I think the 29” wheels really help out here. I’ve found eBikes with 27.5” wheels tend to struggle a bit with sitting on top of roots and rougher sections of trail, due to the extra weight of eBikes. The 29” wheels deal with the added weight a bit better and skip across trail features a little nicer. You do find the limitations of the 34, especially if you’re out slapping berms and riding steep trails. The best way to think about the forks is probably the following: if I were to own a Levo SL I’d eventually upgrade to 36s or similar, but I wouldn’t be in a huge rush to do so. The same could be said for the rear shock – it does heat up and start to feel a little more ‘basic’ on longer descents and for some will definitely be under-shocked, but suspension is pretty difficult to spec when you consider riders’ ability, their local trails and other factors.

Overall, my thoughts? I love the Levo SL.

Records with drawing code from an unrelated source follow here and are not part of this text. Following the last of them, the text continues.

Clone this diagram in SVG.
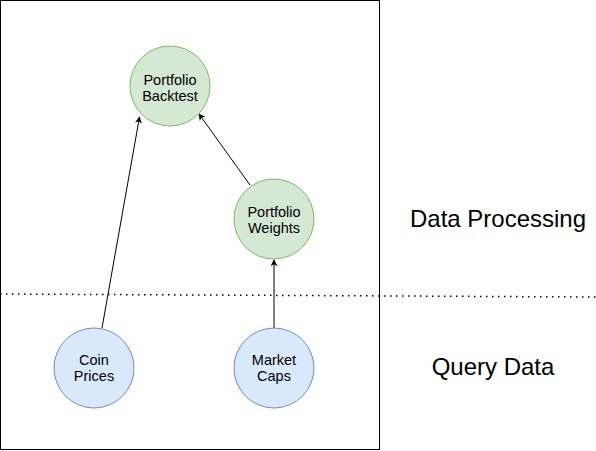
<svg xmlns="http://www.w3.org/2000/svg" width="596" height="451" viewBox="0 0 596 451">
<defs>
<style>
.g{fill:#d5e8d4;stroke:#82b366;stroke-width:1}
.b{fill:#dae8fc;stroke:#6c8ebf;stroke-width:1}
.t{font-family:"Liberation Sans",Arial,sans-serif;font-size:14.5px;fill:#000;text-anchor:middle}
.big{font-family:"Liberation Sans",Arial,sans-serif;font-size:24px;fill:#000;text-anchor:middle}
.c{stroke:#000;stroke-width:1;fill:none;marker-end:url(#ah)}
</style>
<marker id="ah" viewBox="0 0 10 10" refX="9" refY="5" markerWidth="7" markerHeight="7" orient="auto" markerUnits="userSpaceOnUse">
<path d="M0,0 L10,5 L0,10 L3,5 Z" fill="#000"/>
</marker>
</defs>
<rect width="596" height="451" fill="#fff"/>
<rect id="frame" x="0.5" y="0.5" width="379" height="449" fill="none" stroke="#000" stroke-width="1"/>
<line x1="0" y1="294" x2="596" y2="297" stroke="#000" stroke-width="1.5" stroke-dasharray="1.5,4.5"/>
<g id="connectors">
<line class="c" x1="102" y1="328" x2="139.5" y2="117"/>
<line class="c" x1="250" y1="185" x2="199" y2="114"/>
<line class="c" x1="274" y1="328" x2="274" y2="260"/>
</g>
<g id="backtest"><circle class="g" cx="170" cy="86" r="40"/><text class="t" x="170" y="85">Portfolio</text><text class="t" x="170" y="101">Backtest</text></g>
<g id="weights"><circle class="g" cx="274" cy="219" r="40"/><text class="t" x="274" y="217">Portfolio</text><text class="t" x="274" y="233">Weights</text></g>
<g id="coin"><circle class="b" cx="94" cy="368" r="40"/><text class="t" x="94" y="364.5">Coin</text><text class="t" x="94" y="381">Prices</text></g>
<g id="caps"><circle class="b" cx="274" cy="368" r="40"/><text class="t" x="274" y="364.5">Market</text><text class="t" x="274" y="381">Caps</text></g>
<text class="big" x="498" y="227">Data Processing</text>
<text class="big" x="493" y="375">Query Data</text>
</svg>
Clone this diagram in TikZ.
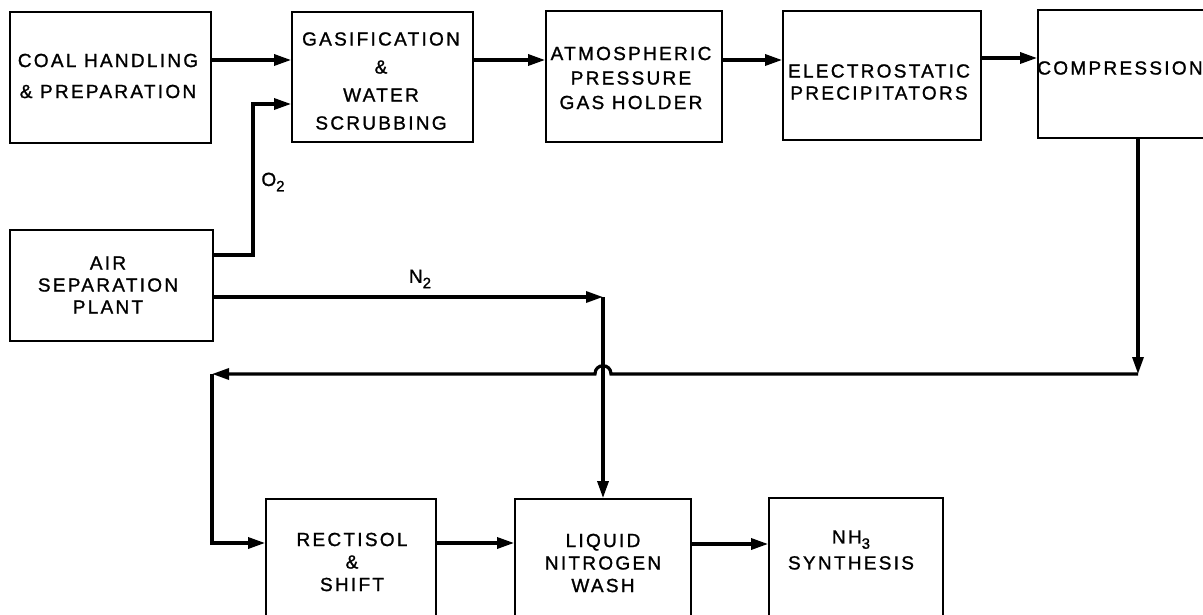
\documentclass[tikz,border=0pt]{standalone}
\usepackage{fontspec}
\newfontfamily\lettering[LetterSpace=12, FakeBold=1.2]{Liberation Sans}
\newcommand\gsub[1]{\raisebox{-0.28em}{\fontsize{15}{15}\selectfont #1}}
\usetikzlibrary{arrows.meta}

\begin{document}
\begin{tikzpicture}[x=1pt, y=-1pt,
    box/.style={draw, rectangle, line width=1.8pt, inner sep=0pt},
    flow/.style={-{Triangle[length=17pt, width=11pt]}, line width=3.2pt},
    txt/.style={align=center, inner sep=0pt, font={\lettering\fontsize{19}{#1}\selectfont}},
    txt/.default=23,
    gaslabel/.style={inner sep=0pt, font={\lettering\fontsize{19}{22}\selectfont}},
]

\useasboundingbox (0,0) rectangle (1203,615);
\clip (0,0) rectangle (1203,615);

% Top row
\node[box, minimum width=201pt, minimum height=131pt] (coal) at (110.5,77.5) {};
\node[box, minimum width=181pt, minimum height=130pt] (gasif) at (382.5,77) {};
\node[box, minimum width=176pt, minimum height=131pt] (atmos) at (634,76.5) {};
\node[box, minimum width=198pt, minimum height=129pt] (elec) at (882,75.5) {};
\node[box, minimum width=174pt, minimum height=128pt] (comp) at (1125,74) {};

\node[txt=31] (coal-txt) at (108,76) {COAL HANDLING\\\& PREPARATION};
\node[txt=28] (gasif-txt) at (381,81) {GASIFICATION\\\&\\WATER\\SCRUBBING};
\node[txt=24.5] (atmos-txt) at (631,78) {ATMOSPHERIC\\PRESSURE\\GAS HOLDER};
\node[txt=22] (elec-txt) at (879,82) {ELECTROSTATIC\\PRECIPITATORS};
\node[txt] (comp-txt) at (1120,68) {COMPRESSION};

% Air separation
\node[box, minimum width=203pt, minimum height=111pt] (air) at (111.5,285.5) {};
\node[txt=22] (air-txt) at (108,285) {AIR\\SEPARATION\\PLANT};

% Bottom row
\node[box, minimum width=170pt, minimum height=161pt] (rect) at (351,579.5) {};
\node[box, minimum width=176pt, minimum height=161pt] (liquid) at (603,579.5) {};
\node[box, minimum width=174pt, minimum height=162pt] (nh3) at (856,579) {};

\node[txt=22.5] (rect-txt) at (352,562) {RECTISOL\\\&\\SHIFT};
\node[txt=22.5] (liquid-txt) at (603,563) {LIQUID\\NITROGEN\\WASH};
\node[txt=26] (nh3-txt) at (851,550) {NH\gsub{3}\\SYNTHESIS};

% Main gas line
\draw[flow] (coal.east |- 0,60) -- (gasif.west |- 0,60);
\draw[flow] (gasif.east |- 0,60) -- (atmos.west |- 0,60);
\draw[flow] (atmos.east |- 0,60) -- (elec.west |- 0,60);
\draw[flow] (elec.east |- 0,58) -- (comp.west |- 0,58);

% Oxygen
\coordinate (o2bend) at (253,104);
\draw[flow] (air.east |- 0,255) -| (o2bend) -- (gasif.west |- o2bend);
\node[gaslabel] (o2) at (273,182) {O\gsub{2}};

% Nitrogen
\coordinate (n2bend) at (603,297);
\draw[flow] (air.east |- n2bend) -- (n2bend);
\draw[flow] (n2bend) -- (liquid.north);
\node[gaslabel] (n2) at (420,279) {N\gsub{2}};

% Compressed gas back to Rectisol
\coordinate (cbend) at (1138,374);
\coordinate (rbend) at (212,374);
\coordinate (hop) at (n2bend |- cbend);
\draw[flow] (comp.south -| cbend) -- (cbend);
\draw[flow] (cbend) -- ([xshift=8pt]hop)
    .. controls ([xshift=8pt,yshift=11pt]hop) and ([xshift=-8pt,yshift=11pt]hop) .. ([xshift=-8pt]hop)
    -- (rbend);
\draw[flow] (rbend) |- (rect.west |- 0,543);
\draw[flow] (rect.east |- 0,543) -- (liquid.west |- 0,543);
\draw[flow] (liquid.east |- 0,544) -- (nh3.west |- 0,544);

\end{tikzpicture}
\end{document}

It’s the first eBike I’ve ridden that I’d happily own as my only bike. I’ve been describing it as the ‘mountain biker’s eBike’. That’s not to discredit other eBikes on the market, they’re great for plenty out there, whether it be due to lack of fitness, injury or just the desire to pin it up and down hills. I think where the Levo SL really shines, is by taking all of the feelings we associate with mountain biking – from slogging up climbs, to skipping and bouncing down hills to bunny hopping logs – and putting together a package that emulates those feelings whilst still offering enough of an e-vantage (I’m coining that term) to get in more riding and go further.